Established necessity of axioms for Riemann-Liouville integral

Extended characterization to multiple variables using Titchmarsh theorem

Provided alternative proofs with weaker continuity assumptions

Abstract

In 1972, J. S. Lew established a reasonable conjecture regarding an axiomatic characterization for the one-dimensional Riemann-Liouville integral. This conjecture was proved by Cartwright and McMullen in 1978. After that, little further work has been done on this topic, except some extensions for the Stieltjes case in one and several variables. In this paper, we prove the necessity of the axioms established in the conjecture of J. S. Lew using the Cauchy functional equation and Hamel bases. In addition, we give a proof for the characterization in several variables by employing Titchmarsh theorem, as a natural extension of the approach of Cartwright and McMullen.
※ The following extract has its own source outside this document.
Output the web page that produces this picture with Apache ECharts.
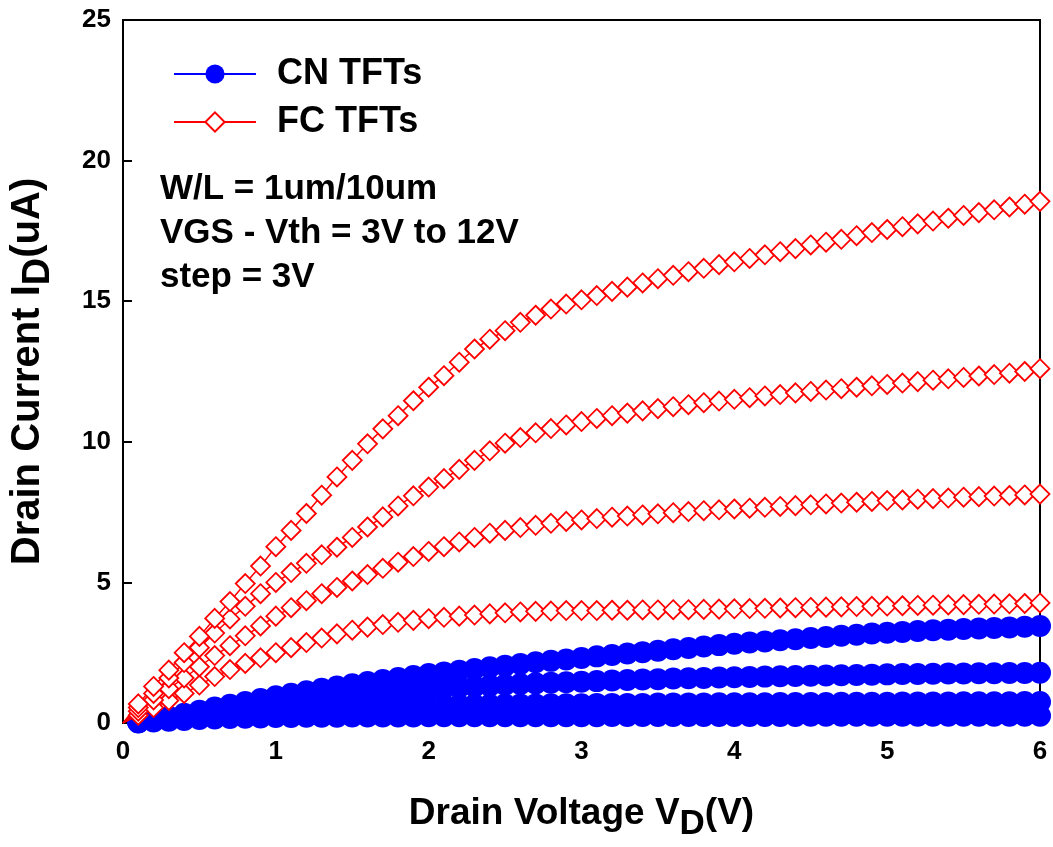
<!DOCTYPE html>
<html>
<head>
<meta charset="utf-8">
<script src="https://cdn.jsdelivr.net/npm/echarts@6/dist/echarts.min.js"></script>
<style>
html,body{margin:0;padding:0;background:#fff;}
#chart{width:1053px;height:847px;}
</style>
</head>
<body>
<div id="chart"></div>
<script>
// Drain voltage (V), 0 to 6 step 0.1
const vd = [0,0.1,0.2,0.3,0.4,0.5,0.6,0.7,0.8,0.9,1.0,1.1,1.2,1.3,1.4,1.5,1.6,1.7,1.8,1.9,2.0,2.1,2.2,2.3,2.4,2.5,2.6,2.7,2.8,2.9,3.0,3.1,3.2,3.3,3.4,3.5,3.6,3.7,3.8,3.9,4.0,4.1,4.2,4.3,4.4,4.5,4.6,4.7,4.8,4.9,5.0,5.1,5.2,5.3,5.4,5.5,5.6,5.7,5.8,5.9,6.0];

// FC TFTs (uA), starting at VD = 0
const fc12 = [0,0.68,1.3,1.88,2.5,3.08,3.72,4.32,4.96,5.58,6.27,6.85,7.45,8.1,8.75,9.34,9.93,10.46,10.93,11.46,11.94,12.35,12.83,13.3,13.65,13.95,14.25,14.5,14.72,14.9,15.05,15.2,15.35,15.5,15.65,15.8,15.92,16.05,16.17,16.3,16.4,16.52,16.65,16.76,16.87,17.0,17.1,17.2,17.33,17.44,17.55,17.65,17.75,17.85,17.95,18.05,18.15,18.25,18.35,18.45,18.55];
const fc9 = [0,0.55,1.05,1.6,2.15,2.68,3.2,3.7,4.15,4.6,5.0,5.35,5.68,5.98,6.25,6.6,6.97,7.33,7.72,8.08,8.39,8.69,9.02,9.34,9.68,9.95,10.15,10.32,10.47,10.6,10.72,10.83,10.93,11.02,11.1,11.18,11.25,11.32,11.39,11.45,11.51,11.57,11.63,11.68,11.74,11.79,11.84,11.89,11.94,11.99,12.04,12.09,12.14,12.19,12.24,12.29,12.34,12.39,12.44,12.5,12.6];
const fc6 = [0,0.42,0.82,1.22,1.6,2.0,2.4,2.75,3.1,3.45,3.8,4.1,4.35,4.6,4.82,5.05,5.28,5.5,5.72,5.92,6.1,6.27,6.44,6.6,6.75,6.85,6.95,7.03,7.1,7.17,7.22,7.27,7.32,7.36,7.4,7.44,7.48,7.52,7.55,7.58,7.61,7.64,7.67,7.7,7.73,7.76,7.79,7.82,7.85,7.88,7.91,7.93,7.96,7.98,8.0,8.03,8.05,8.07,8.09,8.11,8.14];
const fc3 = [0,0.28,0.55,0.8,1.05,1.35,1.65,1.9,2.12,2.32,2.5,2.68,2.86,3.02,3.17,3.3,3.41,3.5,3.58,3.65,3.71,3.76,3.8,3.84,3.88,3.92,3.95,3.97,3.98,4.0,4.0,4.0,4.01,4.01,4.02,4.02,4.03,4.03,4.04,4.05,4.06,4.07,4.08,4.09,4.1,4.11,4.12,4.13,4.14,4.15,4.16,4.17,4.18,4.19,4.2,4.21,4.22,4.23,4.24,4.25,4.27];

// CN TFTs (uA), starting at VD = 0.1
const cn12 = [0.04,0.12,0.22,0.33,0.44,0.55,0.65,0.75,0.85,0.95,1.04,1.13,1.22,1.3,1.38,1.46,1.53,1.6,1.67,1.74,1.8,1.86,1.92,1.98,2.04,2.1,2.16,2.21,2.26,2.31,2.37,2.42,2.47,2.52,2.57,2.62,2.67,2.72,2.77,2.82,2.86,2.9,2.94,2.98,3.02,3.06,3.1,3.14,3.18,3.21,3.24,3.27,3.3,3.32,3.34,3.36,3.38,3.4,3.42,3.45];
const cn9 = [0.04,0.1,0.18,0.26,0.34,0.42,0.5,0.57,0.64,0.7,0.76,0.82,0.88,0.93,0.98,1.03,1.07,1.11,1.15,1.19,1.23,1.27,1.3,1.33,1.36,1.39,1.41,1.43,1.45,1.47,1.49,1.51,1.53,1.55,1.56,1.58,1.59,1.6,1.62,1.63,1.64,1.65,1.66,1.67,1.68,1.69,1.7,1.71,1.72,1.73,1.74,1.74,1.75,1.76,1.76,1.77,1.77,1.78,1.78,1.79];
const cn6 = [0.03,0.08,0.14,0.2,0.26,0.31,0.36,0.41,0.45,0.48,0.51,0.54,0.56,0.58,0.59,0.6,0.61,0.62,0.63,0.64,0.64,0.65,0.65,0.65,0.66,0.66,0.66,0.67,0.67,0.67,0.68,0.68,0.68,0.68,0.69,0.69,0.69,0.69,0.7,0.7,0.7,0.7,0.71,0.71,0.71,0.71,0.72,0.72,0.72,0.72,0.73,0.73,0.73,0.73,0.74,0.74,0.74,0.74,0.75,0.75];
const cn3 = [0.02,0.05,0.08,0.11,0.14,0.16,0.18,0.19,0.2,0.21,0.21,0.22,0.22,0.22,0.23,0.23,0.23,0.23,0.23,0.24,0.24,0.24,0.24,0.24,0.24,0.24,0.24,0.24,0.24,0.24,0.24,0.25,0.25,0.25,0.25,0.25,0.25,0.25,0.25,0.25,0.25,0.25,0.25,0.25,0.26,0.26,0.26,0.26,0.26,0.26,0.26,0.26,0.26,0.26,0.26,0.26,0.26,0.26,0.26,0.26];

const legendNames = ['CN TFTs', 'FC TFTs'];
const noteLines = ['W/L = 1um/10um', 'VGS - Vth = 3V to 12V', 'step = 3V'];
const xTicks = [0, 1, 2, 3, 4, 5, 6];
const yTicks = [0, 5, 10, 15, 20, 25];

const FONT = '"Liberation Sans", Arial, Helvetica, sans-serif';
const BLUE = '#0000ff';
const RED = '#ff0000';

function fcData(arr) {
  return arr.map((v, i) => i === 0 ? { value: [vd[i], v], symbol: 'none' } : [vd[i], v]);
}
function cnData(arr) {
  return arr.map((v, i) => [vd[i + 1], v]);
}
function cnSeries(arr) {
  return {
    name: legendNames[0], type: 'line', data: cnData(arr),
    symbol: 'circle', symbolSize: 22, z: 2,
    itemStyle: { color: BLUE },
    lineStyle: { color: BLUE, width: 1.5 },
    emphasis: { disabled: true }, animation: false
  };
}
function fcSeries(arr) {
  return {
    name: legendNames[1], type: 'line', data: fcData(arr),
    symbol: 'diamond', symbolSize: 19, z: 3,
    itemStyle: { color: '#ffffff', borderColor: RED, borderWidth: 1.8 },
    lineStyle: { color: RED, width: 1.5 },
    emphasis: { disabled: true }, animation: false
  };
}

function titleStyle(size) {
  return {
    fontFamily: FONT, fontWeight: 'bold', fontSize: size, color: '#000',
    rich: {
      sub: { fontFamily: FONT, fontWeight: 'bold', fontSize: size - 2, color: '#000', padding: [22, 0, 0, 0] }
    }
  };
}

const chart = echarts.init(document.getElementById('chart'), null, { renderer: 'canvas' });
chart.setOption({
  backgroundColor: '#ffffff',
  animation: false,
  grid: { left: 123, right: 13, top: 20, bottom: 120, show: true, borderColor: '#000', borderWidth: 2, backgroundColor: 'transparent' },
  legend: {
    data: legendNames, orient: 'vertical', left: 168, top: 51,
    itemWidth: 82, itemHeight: 24, itemGap: 12,
    textStyle: { fontFamily: FONT, fontWeight: 'bold', fontSize: 36, color: '#000', lineHeight: 36, padding: [0, 0, 0, 16] }
  },
  xAxis: {
    type: 'value', min: xTicks[0], max: xTicks[xTicks.length - 1], interval: 1,
    axisLine: { show: true, lineStyle: { color: '#000', width: 2 } },
    axisTick: { show: true, inside: true, length: 9, lineStyle: { color: '#000', width: 2 } },
    axisLabel: { fontFamily: FONT, fontWeight: 'bold', fontSize: 26, color: '#000', margin: 16 },
    splitLine: { show: false },
    name: 'Drain Voltage V{sub|D}(V)', nameLocation: 'middle', nameGap: 62,
    nameTextStyle: titleStyle(37)
  },
  yAxis: {
    type: 'value', min: yTicks[0], max: yTicks[yTicks.length - 1], interval: 5,
    axisLine: { show: true, lineStyle: { color: '#000', width: 2 } },
    axisTick: { show: true, inside: true, length: 9, lineStyle: { color: '#000', width: 2 } },
    axisLabel: { fontFamily: FONT, fontWeight: 'bold', fontSize: 26, color: '#000', margin: 12 },
    splitLine: { show: false },
    name: 'Drain Current I{sub|D}(uA)', nameLocation: 'middle', nameGap: 65, nameRotate: 90,
    nameTextStyle: titleStyle(40)
  },
  graphic: noteLines.map((t, i) => ({
    type: 'text', left: 160, top: 172 + i * 44, z: 10,
    style: { text: t, font: 'bold 35px ' + FONT, fill: '#000' }
  })),
  series: [
    cnSeries(cn3), cnSeries(cn6), cnSeries(cn9), cnSeries(cn12),
    fcSeries(fc3), fcSeries(fc6), fcSeries(fc9), fcSeries(fc12)
  ]
});
</script>
</body>
</html>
We also provide an alternative version and proof in one and several variables with Laplace transforms and the Cauchy functional equation, weakening parts of the continuity assumption. We show a similar result for the Riesz potential in terms of the Fourier transform. Finally, we illustrate how the theory can be used for characterization in the context of fractional calculus with respect to a non-smooth integrator, based on transmutation and measures.